◆ Task to carry out:
Only the pictures are left out: repeat the rest of the entries exactly.

◆ Information supplied:
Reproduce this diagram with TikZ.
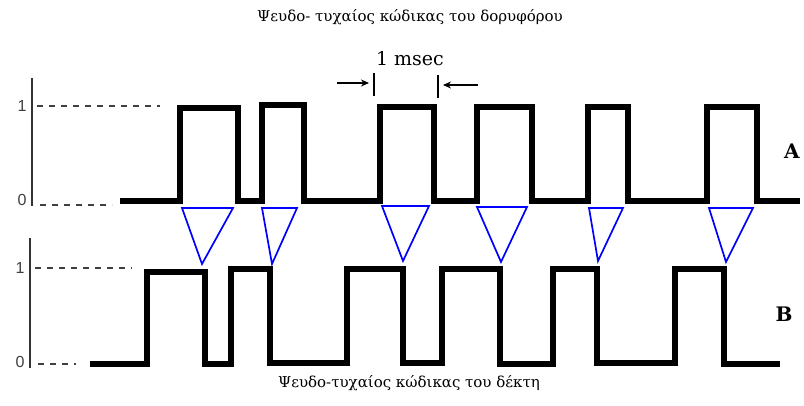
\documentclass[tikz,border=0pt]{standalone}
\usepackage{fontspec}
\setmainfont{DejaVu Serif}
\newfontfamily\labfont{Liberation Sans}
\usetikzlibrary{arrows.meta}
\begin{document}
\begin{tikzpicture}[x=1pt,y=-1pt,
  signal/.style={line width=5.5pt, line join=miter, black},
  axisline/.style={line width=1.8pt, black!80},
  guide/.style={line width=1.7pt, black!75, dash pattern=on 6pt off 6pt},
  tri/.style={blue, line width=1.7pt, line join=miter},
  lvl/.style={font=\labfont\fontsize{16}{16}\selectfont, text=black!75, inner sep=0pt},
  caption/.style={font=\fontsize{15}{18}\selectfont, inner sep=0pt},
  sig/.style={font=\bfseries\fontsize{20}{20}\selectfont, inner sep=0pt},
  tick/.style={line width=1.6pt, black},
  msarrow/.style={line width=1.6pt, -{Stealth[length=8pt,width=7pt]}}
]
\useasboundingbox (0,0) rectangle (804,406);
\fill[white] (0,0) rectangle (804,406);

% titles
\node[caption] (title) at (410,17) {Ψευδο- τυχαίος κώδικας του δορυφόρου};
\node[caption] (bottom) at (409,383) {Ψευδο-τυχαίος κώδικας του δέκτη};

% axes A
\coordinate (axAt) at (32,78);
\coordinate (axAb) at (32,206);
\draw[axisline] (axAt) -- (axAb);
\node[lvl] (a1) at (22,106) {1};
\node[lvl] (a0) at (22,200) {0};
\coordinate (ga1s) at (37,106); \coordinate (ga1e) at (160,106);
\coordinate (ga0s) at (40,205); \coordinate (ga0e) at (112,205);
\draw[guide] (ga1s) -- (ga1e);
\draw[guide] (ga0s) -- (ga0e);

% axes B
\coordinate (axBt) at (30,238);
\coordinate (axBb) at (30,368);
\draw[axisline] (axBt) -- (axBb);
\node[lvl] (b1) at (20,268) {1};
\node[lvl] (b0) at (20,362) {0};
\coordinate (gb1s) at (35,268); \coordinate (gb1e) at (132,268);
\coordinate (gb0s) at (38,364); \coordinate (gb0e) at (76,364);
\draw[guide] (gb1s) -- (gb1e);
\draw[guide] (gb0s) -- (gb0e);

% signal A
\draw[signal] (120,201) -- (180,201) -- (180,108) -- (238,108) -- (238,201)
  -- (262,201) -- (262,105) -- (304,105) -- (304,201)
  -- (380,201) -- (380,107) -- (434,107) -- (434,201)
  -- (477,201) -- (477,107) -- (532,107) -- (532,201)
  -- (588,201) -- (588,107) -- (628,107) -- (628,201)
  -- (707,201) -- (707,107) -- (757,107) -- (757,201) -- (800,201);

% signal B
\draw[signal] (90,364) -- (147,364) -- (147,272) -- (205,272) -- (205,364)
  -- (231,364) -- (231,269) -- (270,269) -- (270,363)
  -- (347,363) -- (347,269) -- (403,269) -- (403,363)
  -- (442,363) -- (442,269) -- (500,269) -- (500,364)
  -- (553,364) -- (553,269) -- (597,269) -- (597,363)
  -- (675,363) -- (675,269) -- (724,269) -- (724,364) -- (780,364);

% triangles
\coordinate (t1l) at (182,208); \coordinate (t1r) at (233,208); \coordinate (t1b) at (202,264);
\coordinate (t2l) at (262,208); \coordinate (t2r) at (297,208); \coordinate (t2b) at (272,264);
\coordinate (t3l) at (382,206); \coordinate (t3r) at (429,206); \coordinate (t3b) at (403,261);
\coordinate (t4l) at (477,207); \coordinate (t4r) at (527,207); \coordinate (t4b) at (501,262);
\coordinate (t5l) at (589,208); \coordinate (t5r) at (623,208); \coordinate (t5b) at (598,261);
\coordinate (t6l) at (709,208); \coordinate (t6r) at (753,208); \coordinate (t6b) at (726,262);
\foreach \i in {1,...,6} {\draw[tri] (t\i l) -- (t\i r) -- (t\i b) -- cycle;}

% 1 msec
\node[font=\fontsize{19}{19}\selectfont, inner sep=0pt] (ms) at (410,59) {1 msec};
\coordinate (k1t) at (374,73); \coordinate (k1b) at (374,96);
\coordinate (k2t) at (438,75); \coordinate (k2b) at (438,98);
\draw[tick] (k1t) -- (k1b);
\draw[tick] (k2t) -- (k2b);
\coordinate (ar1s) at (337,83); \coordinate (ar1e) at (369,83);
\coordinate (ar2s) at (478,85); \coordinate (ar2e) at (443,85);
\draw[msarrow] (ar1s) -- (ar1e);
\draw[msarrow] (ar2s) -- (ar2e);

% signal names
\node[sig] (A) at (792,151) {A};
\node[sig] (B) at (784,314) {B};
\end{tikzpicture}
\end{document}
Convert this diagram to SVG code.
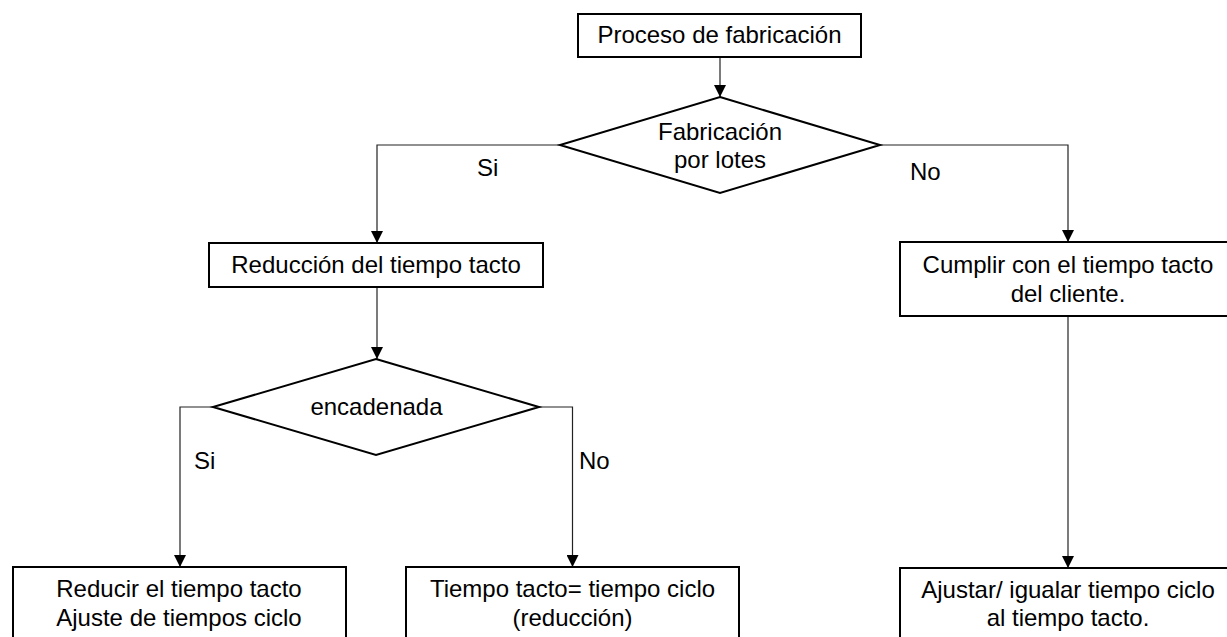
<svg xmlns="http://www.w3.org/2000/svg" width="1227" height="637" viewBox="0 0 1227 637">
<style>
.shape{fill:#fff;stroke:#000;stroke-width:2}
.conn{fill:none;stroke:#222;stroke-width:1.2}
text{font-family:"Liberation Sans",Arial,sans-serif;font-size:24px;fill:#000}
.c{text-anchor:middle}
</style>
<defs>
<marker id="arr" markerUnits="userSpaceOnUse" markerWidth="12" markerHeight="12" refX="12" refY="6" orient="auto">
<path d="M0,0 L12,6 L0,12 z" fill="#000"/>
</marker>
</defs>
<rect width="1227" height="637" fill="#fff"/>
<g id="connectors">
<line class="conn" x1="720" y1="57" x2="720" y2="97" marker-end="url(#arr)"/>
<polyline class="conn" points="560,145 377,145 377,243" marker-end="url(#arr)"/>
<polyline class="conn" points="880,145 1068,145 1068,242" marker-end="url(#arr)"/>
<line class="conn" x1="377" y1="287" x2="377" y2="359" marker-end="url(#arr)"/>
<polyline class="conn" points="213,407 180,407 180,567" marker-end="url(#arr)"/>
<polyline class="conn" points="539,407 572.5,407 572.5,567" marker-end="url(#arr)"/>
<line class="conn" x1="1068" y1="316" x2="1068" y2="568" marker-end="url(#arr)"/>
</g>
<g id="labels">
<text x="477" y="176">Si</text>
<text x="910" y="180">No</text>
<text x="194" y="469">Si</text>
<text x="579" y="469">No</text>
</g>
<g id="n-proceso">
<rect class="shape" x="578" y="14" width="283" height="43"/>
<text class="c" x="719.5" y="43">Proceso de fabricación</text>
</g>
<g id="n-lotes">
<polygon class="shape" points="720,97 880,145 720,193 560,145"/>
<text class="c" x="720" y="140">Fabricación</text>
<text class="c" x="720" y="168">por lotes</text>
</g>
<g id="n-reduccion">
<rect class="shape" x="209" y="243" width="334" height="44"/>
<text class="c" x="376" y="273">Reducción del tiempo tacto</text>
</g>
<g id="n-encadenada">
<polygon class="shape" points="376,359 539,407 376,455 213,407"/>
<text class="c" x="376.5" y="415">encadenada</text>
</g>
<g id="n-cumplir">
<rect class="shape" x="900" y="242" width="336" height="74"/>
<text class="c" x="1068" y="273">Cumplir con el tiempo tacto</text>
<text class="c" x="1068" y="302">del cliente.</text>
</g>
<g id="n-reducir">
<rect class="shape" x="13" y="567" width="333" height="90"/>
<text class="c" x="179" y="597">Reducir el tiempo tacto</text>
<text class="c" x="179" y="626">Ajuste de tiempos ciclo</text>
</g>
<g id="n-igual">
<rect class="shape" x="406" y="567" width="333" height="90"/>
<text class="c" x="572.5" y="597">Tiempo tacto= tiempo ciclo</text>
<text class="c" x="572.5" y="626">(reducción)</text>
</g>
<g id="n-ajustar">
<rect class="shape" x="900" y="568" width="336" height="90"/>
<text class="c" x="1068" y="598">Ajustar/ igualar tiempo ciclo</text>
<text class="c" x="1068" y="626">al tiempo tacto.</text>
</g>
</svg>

◆ Output of the exercise:
Reproduce this diagram with TikZ.
\documentclass[tikz,border=0pt]{standalone}
\usepackage{fontspec}
\setmainfont{DejaVu Serif}
\newfontfamily\labfont{Liberation Sans}
\usetikzlibrary{arrows.meta}
\begin{document}
\begin{tikzpicture}[x=1pt,y=-1pt,
  signal/.style={line width=5.5pt, line join=miter, black},
  axisline/.style={line width=1.8pt, black!80},
  guide/.style={line width=1.7pt, black!75, dash pattern=on 6pt off 6pt},
  tri/.style={blue, line width=1.7pt, line join=miter},
  lvl/.style={font=\labfont\fontsize{16}{16}\selectfont, text=black!75, inner sep=0pt},
  caption/.style={font=\fontsize{15}{18}\selectfont, inner sep=0pt},
  sig/.style={font=\bfseries\fontsize{20}{20}\selectfont, inner sep=0pt},
  tick/.style={line width=1.6pt, black},
  msarrow/.style={line width=1.6pt, -{Stealth[length=8pt,width=7pt]}}
]
\useasboundingbox (0,0) rectangle (804,406);
\fill[white] (0,0) rectangle (804,406);

% titles
\node[caption] (title) at (410,17) {Ψευδο- τυχαίος κώδικας του δορυφόρου};
\node[caption] (bottom) at (409,383) {Ψευδο-τυχαίος κώδικας του δέκτη};

% axes A
\coordinate (axAt) at (32,78);
\coordinate (axAb) at (32,206);
\draw[axisline] (axAt) -- (axAb);
\node[lvl] (a1) at (22,106) {1};
\node[lvl] (a0) at (22,200) {0};
\coordinate (ga1s) at (37,106); \coordinate (ga1e) at (160,106);
\coordinate (ga0s) at (40,205); \coordinate (ga0e) at (112,205);
\draw[guide] (ga1s) -- (ga1e);
\draw[guide] (ga0s) -- (ga0e);

% axes B
\coordinate (axBt) at (30,238);
\coordinate (axBb) at (30,368);
\draw[axisline] (axBt) -- (axBb);
\node[lvl] (b1) at (20,268) {1};
\node[lvl] (b0) at (20,362) {0};
\coordinate (gb1s) at (35,268); \coordinate (gb1e) at (132,268);
\coordinate (gb0s) at (38,364); \coordinate (gb0e) at (76,364);
\draw[guide] (gb1s) -- (gb1e);
\draw[guide] (gb0s) -- (gb0e);

% signal A
\draw[signal] (120,201) -- (180,201) -- (180,108) -- (238,108) -- (238,201)
  -- (262,201) -- (262,105) -- (304,105) -- (304,201)
  -- (380,201) -- (380,107) -- (434,107) -- (434,201)
  -- (477,201) -- (477,107) -- (532,107) -- (532,201)
  -- (588,201) -- (588,107) -- (628,107) -- (628,201)
  -- (707,201) -- (707,107) -- (757,107) -- (757,201) -- (800,201);

% signal B
\draw[signal] (90,364) -- (147,364) -- (147,272) -- (205,272) -- (205,364)
  -- (231,364) -- (231,269) -- (270,269) -- (270,363)
  -- (347,363) -- (347,269) -- (403,269) -- (403,363)
  -- (442,363) -- (442,269) -- (500,269) -- (500,364)
  -- (553,364) -- (553,269) -- (597,269) -- (597,363)
  -- (675,363) -- (675,269) -- (724,269) -- (724,364) -- (780,364);

% triangles
\coordinate (t1l) at (182,208); \coordinate (t1r) at (233,208); \coordinate (t1b) at (202,264);
\coordinate (t2l) at (262,208); \coordinate (t2r) at (297,208); \coordinate (t2b) at (272,264);
\coordinate (t3l) at (382,206); \coordinate (t3r) at (429,206); \coordinate (t3b) at (403,261);
\coordinate (t4l) at (477,207); \coordinate (t4r) at (527,207); \coordinate (t4b) at (501,262);
\coordinate (t5l) at (589,208); \coordinate (t5r) at (623,208); \coordinate (t5b) at (598,261);
\coordinate (t6l) at (709,208); \coordinate (t6r) at (753,208); \coordinate (t6b) at (726,262);
\foreach \i in {1,...,6} {\draw[tri] (t\i l) -- (t\i r) -- (t\i b) -- cycle;}

% 1 msec
\node[font=\fontsize{19}{19}\selectfont, inner sep=0pt] (ms) at (410,59) {1 msec};
\coordinate (k1t) at (374,73); \coordinate (k1b) at (374,96);
\coordinate (k2t) at (438,75); \coordinate (k2b) at (438,98);
\draw[tick] (k1t) -- (k1b);
\draw[tick] (k2t) -- (k2b);
\coordinate (ar1s) at (337,83); \coordinate (ar1e) at (369,83);
\coordinate (ar2s) at (478,85); \coordinate (ar2e) at (443,85);
\draw[msarrow] (ar1s) -- (ar1e);
\draw[msarrow] (ar2s) -- (ar2e);

% signal names
\node[sig] (A) at (792,151) {A};
\node[sig] (B) at (784,314) {B};
\end{tikzpicture}
\end{document}
Convert this diagram to SVG code.
<svg xmlns="http://www.w3.org/2000/svg" width="1227" height="637" viewBox="0 0 1227 637">
<style>
.shape{fill:#fff;stroke:#000;stroke-width:2}
.conn{fill:none;stroke:#222;stroke-width:1.2}
text{font-family:"Liberation Sans",Arial,sans-serif;font-size:24px;fill:#000}
.c{text-anchor:middle}
</style>
<defs>
<marker id="arr" markerUnits="userSpaceOnUse" markerWidth="12" markerHeight="12" refX="12" refY="6" orient="auto">
<path d="M0,0 L12,6 L0,12 z" fill="#000"/>
</marker>
</defs>
<rect width="1227" height="637" fill="#fff"/>
<g id="connectors">
<line class="conn" x1="720" y1="57" x2="720" y2="97" marker-end="url(#arr)"/>
<polyline class="conn" points="560,145 377,145 377,243" marker-end="url(#arr)"/>
<polyline class="conn" points="880,145 1068,145 1068,242" marker-end="url(#arr)"/>
<line class="conn" x1="377" y1="287" x2="377" y2="359" marker-end="url(#arr)"/>
<polyline class="conn" points="213,407 180,407 180,567" marker-end="url(#arr)"/>
<polyline class="conn" points="539,407 572.5,407 572.5,567" marker-end="url(#arr)"/>
<line class="conn" x1="1068" y1="316" x2="1068" y2="568" marker-end="url(#arr)"/>
</g>
<g id="labels">
<text x="477" y="176">Si</text>
<text x="910" y="180">No</text>
<text x="194" y="469">Si</text>
<text x="579" y="469">No</text>
</g>
<g id="n-proceso">
<rect class="shape" x="578" y="14" width="283" height="43"/>
<text class="c" x="719.5" y="43">Proceso de fabricación</text>
</g>
<g id="n-lotes">
<polygon class="shape" points="720,97 880,145 720,193 560,145"/>
<text class="c" x="720" y="140">Fabricación</text>
<text class="c" x="720" y="168">por lotes</text>
</g>
<g id="n-reduccion">
<rect class="shape" x="209" y="243" width="334" height="44"/>
<text class="c" x="376" y="273">Reducción del tiempo tacto</text>
</g>
<g id="n-encadenada">
<polygon class="shape" points="376,359 539,407 376,455 213,407"/>
<text class="c" x="376.5" y="415">encadenada</text>
</g>
<g id="n-cumplir">
<rect class="shape" x="900" y="242" width="336" height="74"/>
<text class="c" x="1068" y="273">Cumplir con el tiempo tacto</text>
<text class="c" x="1068" y="302">del cliente.</text>
</g>
<g id="n-reducir">
<rect class="shape" x="13" y="567" width="333" height="90"/>
<text class="c" x="179" y="597">Reducir el tiempo tacto</text>
<text class="c" x="179" y="626">Ajuste de tiempos ciclo</text>
</g>
<g id="n-igual">
<rect class="shape" x="406" y="567" width="333" height="90"/>
<text class="c" x="572.5" y="597">Tiempo tacto= tiempo ciclo</text>
<text class="c" x="572.5" y="626">(reducción)</text>
</g>
<g id="n-ajustar">
<rect class="shape" x="900" y="568" width="336" height="90"/>
<text class="c" x="1068" y="598">Ajustar/ igualar tiempo ciclo</text>
<text class="c" x="1068" y="626">al tiempo tacto.</text>
</g>
</svg>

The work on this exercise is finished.